Making Ideas Happen [Echo 2011 Notes]

Posted July 28th 2011 @ 11:07 pm by Jerod
Making Ideas Happen [Echo 2011 Notes]

(Scott Belsky is the author of the national bestselling book Making Ideas Happen.  He’s also founder and CEO of Behance, a company that develops products and services for the creative industries including the 99%.)

Most ideas never happen. Even great ideas suffer great odds.

Why don't ideas happen?

  • Energy is high when a new idea strikes. A few days pass and we enter the project plateau where most ideas die. We want to return to the high, so we use our creativity and we come up with a new idea. It's idea to idea syndrome. Nothing ever gets completed.
  • The gravitational force of operations. The day to day stuff pulls you away from a long term creative project.
  • A lack of feeling organized. Only 7 percent of people feel organized.
  • A lack of accountability. If you don't tell people about your idea, will you actually make it happen?
  • A lack of leadership capability. People don't feel fully utilized.
  • A lack of feedback exchange. People aren't pointing out problems with the idea because they want to be nice.
  • Disorganized networks.  Who's supporting you?

How do people and teams defy the odds and make ideas happen: creative ideas = organization execution + communal forces + leadership capability.

Organization

  • We are inundated with an endless stream of email, social media, etc.  It's a reactive workload instead of proactive.
  • Create a window of non stimulation in your day. You're not emailing or tuning in.  You work on something important to you.
  • Spend energy on organization. Math equation: creativity x organization = impact.  100x0=0, 50x2=100. Organization of a mid-level idea is better than no organization around a great idea.
  • Organize with a bias towards completion. Put things into three categories: action steps (things you have to do), backburners (ideas not actionable yet) and references (notes, handouts).
  • Rethink meetings. You have meetings in the morning but that’s typically our most creative time.  Often times we are left with nothing actionable from a meeting. Should there have been a meeting at all?  Have a time of captioning action. Take the last few minutes of the meeting to see who's taking action on what. Accountability goes up.
  • Backburner items. Keep a list, review it periodically to see if something is now timely, still a backburner or something to throw out.
  • Surround your teams with progress.

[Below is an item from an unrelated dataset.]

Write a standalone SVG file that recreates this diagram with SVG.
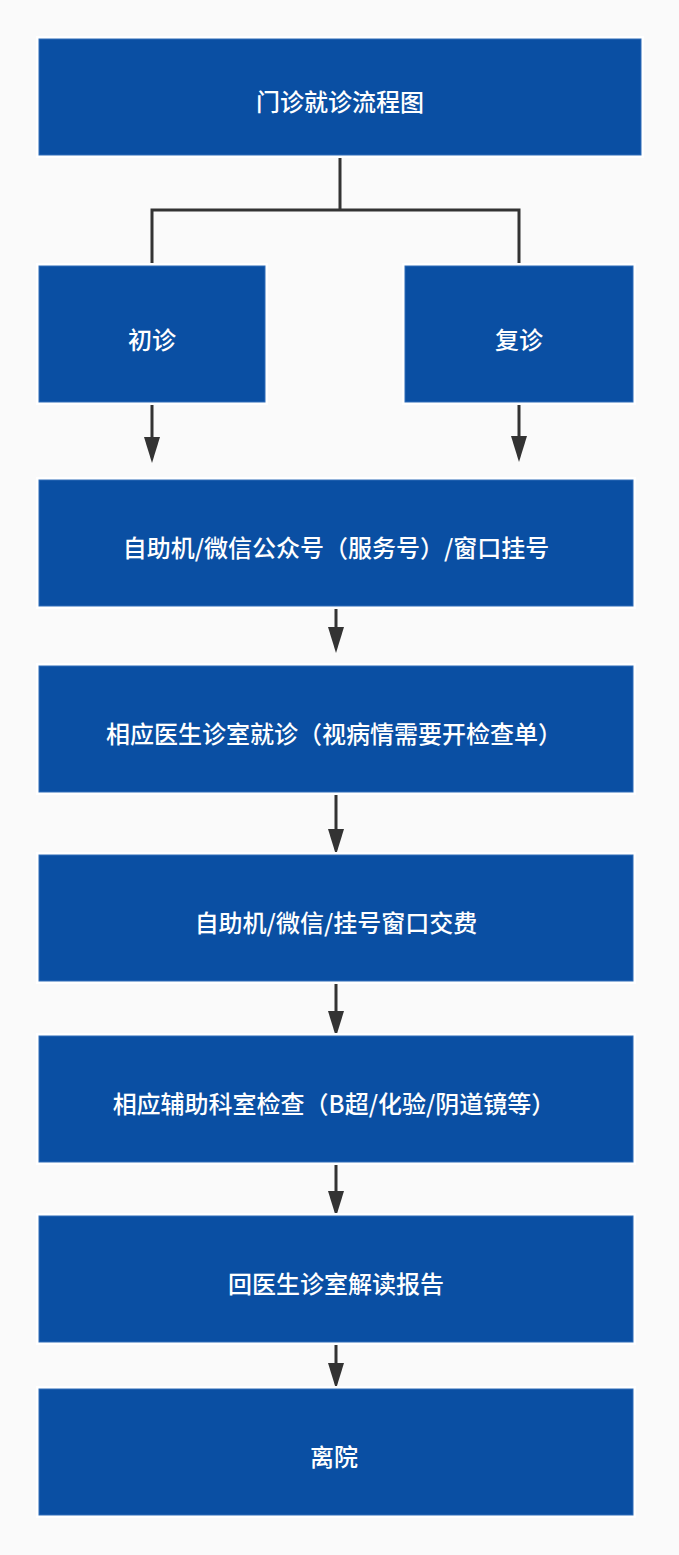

Show goals, accomplishments and actions.
  • Prioritize projects visually. It's easier to see what's really high and low priorities.

Communal Forces

  • Types of people in a workplace: the dreamers, the doers and the incrementalists. Dreamers are happy when they think of new things for us to do. Doers are the Debby Downers. Doers are happy when there's nothing in the pipeline and everyhings on time and on budget.  Incrementalists have the ability to move between the two and never fully accomplish things.  Surround yourself with people who balance you.
  • Share ideas liberally. It creates accountability.
  • Share ownership of ideas. Let people run with parts of your idea to engage your team.
  • Seek competition. We need to pace ourselves with other people on our teams or in our communities.
  • Fight your way to breakthroughs. Creative teams fight. You have people who care and are passionate about their position.  We're forced to explore other people's opinions. They fight to get rid of apathy.
  • Don't become burdened by consensus.
  • Overcome the stigma of self-marketing. Earn respect in your community.  

Leadership Capability

  • Leaders talk last. Silence the visionary and buy engagement from your team.
  • Find and empower the hot spots. Empower the people who others go to for information.   These people can optimize the way we work.  They are not the most senior or most popular people.
  • Value the team’s immune system to keep bad ideas out.
  • Seek restraints. People thrive off restraints. Creatives think they don't want them, but restraints empower the creative process.
  • Be the bureaucracy breaker.  These are the people who ask the seemingly annoying questions.
  • Push people into their intersection. Work in the intersection of interests, skills and opportunities.

Gain confidence from doubt. We shun people before we celebrate them. Nothing extraordinary is achieved through ordinary means.

See yourselves as stewards of ideas. Be responsible for your ideas. See your creativity as a responsibility.